If you're ready to build a store that can actually afford free shipping, start your free trial with Spocket and browse our catalog today.
How to Offer Free Shipping In Your Dropshipping Store without Killing Your Margins FAQs
How do I calculate my average shipping cost?
Add up the shipping fees for your last 30 orders and divide by 30. Do this separately for different product categories if your items vary widely in weight. You'll get a realistic number to build into your pricing or threshold calculation.
What's a good free shipping threshold for a dropshipping store?
Start at 30% above your current average order value. If your AOV is $35, try a $50 threshold. Track the impact on conversion and AOV for two weeks, then adjust up or down based on the data.
Can I offer free shipping on some products and not others?
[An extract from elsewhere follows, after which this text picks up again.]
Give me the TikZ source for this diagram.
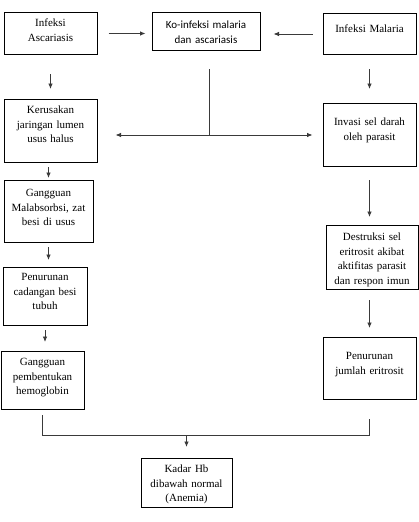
\documentclass[tikz,border=0pt]{standalone}
\usepackage{fontspec}
\setmainfont{Liberation Serif}
\newfontfamily\calibri{Carlito}
\usetikzlibrary{arrows.meta, calc}
\definecolor{cline}{HTML}{3A3A3A}
\tikzset{
  every picture/.style={line width=0.8pt},
  box/.style n args={3}{draw=black, line width=1pt, anchor=north, align=center,
    inner xsep=3pt, inner ysep=3pt, text width={#1pt-6pt}, text height={#3pt-3pt},
    text depth={#2pt-#3pt-3pt}, font=\fontsize{11pt}{14.5pt}\selectfont},
  link/.style={draw=cline},
  arrow/.style={-{Latex[length=5.5pt, width=4.5pt]}, draw=cline},
}

\begin{document}
\begin{tikzpicture}[x=1pt, y=-1pt]
  \useasboundingbox (0,0) rectangle (419,522);

  % boxes: name / centre x / top / width / height / first baseline
  \foreach \n/\x/\y/\w/\h/\b/\txt in {
      asc/50.5/12/93/42/14/Infeksi\\Ascariasis,
      mal/369.5/13/93/41/19/Infeksi Malaria,
      ker/50.5/99/93/63/14/Kerusakan\\jaringan lumen\\usus halus,
      inv/369.5/103/93/63/22/Invasi sel darah\\oleh parasit,
      mala/48.5/180/89/62/16/Gangguan\\Malabsorbsi{,} zat\\besi di usus,
      cad/45/267/84/58/13/Penurunan\\cadangan besi\\tubuh,
      pemb/42.5/351/83/58/14/Gangguan\\pembentukan\\hemoglobin,
      des/372/225/92/64/15/Destruksi sel\\eritrosit akibat\\aktifitas parasit\\dan respon imun,
      jum/369.5/337/93/62/22/Penurunan\\jumlah eritrosit,
      hb/186.5/458/91/49/14/Kadar Hb\\dibawah normal\\(Anemia)} {
    \node[box={\w}{\h}{\b}] (\n) at (\x,\y) {\txt};
  }
  \node[box={108}{38}{16}, font=\calibri\fontsize{11pt}{15pt}\selectfont] (ko) at (206,12) {Ko-infeksi malaria\\dan ascariasis};

  % both infections feed the co-infection
  \draw[arrow] ([xshift=11pt]asc.east) -- ([xshift=-6pt]asc.east -| ko.west);
  \draw[arrow] ([xshift=-10pt]mal.west) -- ([xshift=13pt]mal.west -| ko.east);
  \draw[arrow] ([yshift=-19pt]asc.south) -- ([yshift=10pt]ker.north);
  \draw[arrow] ([yshift=-14pt]mal.south) -- ([yshift=14pt]inv.north);

  % co-infection splits to both sides
  \coordinate (split) at ([xshift=3pt]ko.south |- inv.west);
  \draw[link] ([yshift=-18pt]split |- ko.south) -- (split);
  \draw[arrow] (split) -- ([xshift=18pt]split -| ker.east);
  \draw[arrow] (split) -- ([xshift=-10pt]split -| inv.west);

  % ascariasis path
  \draw[arrow] ([yshift=-4pt]ker.south -| mala.north) -- ([yshift=2pt]mala.north);
  \draw[arrow] ([yshift=-4pt]mala.south) -- ([yshift=7pt]mala.south |- cad.north);
  \draw[arrow] ([yshift=-4pt]cad.south) -- ([yshift=9pt]cad.south |- pemb.north);

  % malaria path
  \draw[arrow] ([yshift=-13pt]inv.south) -- ([yshift=8pt]inv.south |- des.north);
  \draw[arrow] ([yshift=-10pt]des.south -| jum.north) -- ([yshift=9pt]jum.north);

  % both end in anemia
  \coordinate (join) at ([yshift=23pt]hb.north);
  \draw[link] ([yshift=-5pt]pemb.south) -- (pemb.south |- join) -- (jum.south |- join) -- ([yshift=-19pt]jum.south);
  \draw[arrow] (join) -- ([yshift=11pt]hb.north);
\end{tikzpicture}
\end{document}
Yes. Flag high-margin products as free shipping and leave low-margin items with a small fee or a threshold. This protects your profits while still giving customers the free shipping option they want.
Does free shipping increase returns?
It can, slightly, because customers feel less financial commitment. Factor a small return buffer into your pricing if you notice an uptick. But the conversion boost usually outweighs the added return cost.
How do Spocket suppliers handle shipping costs?
Spocket displays shipping costs transparently on each product page. Some suppliers offer free shipping baked into the product price. Others charge separately. You can filter by shipping cost when browsing the catalog.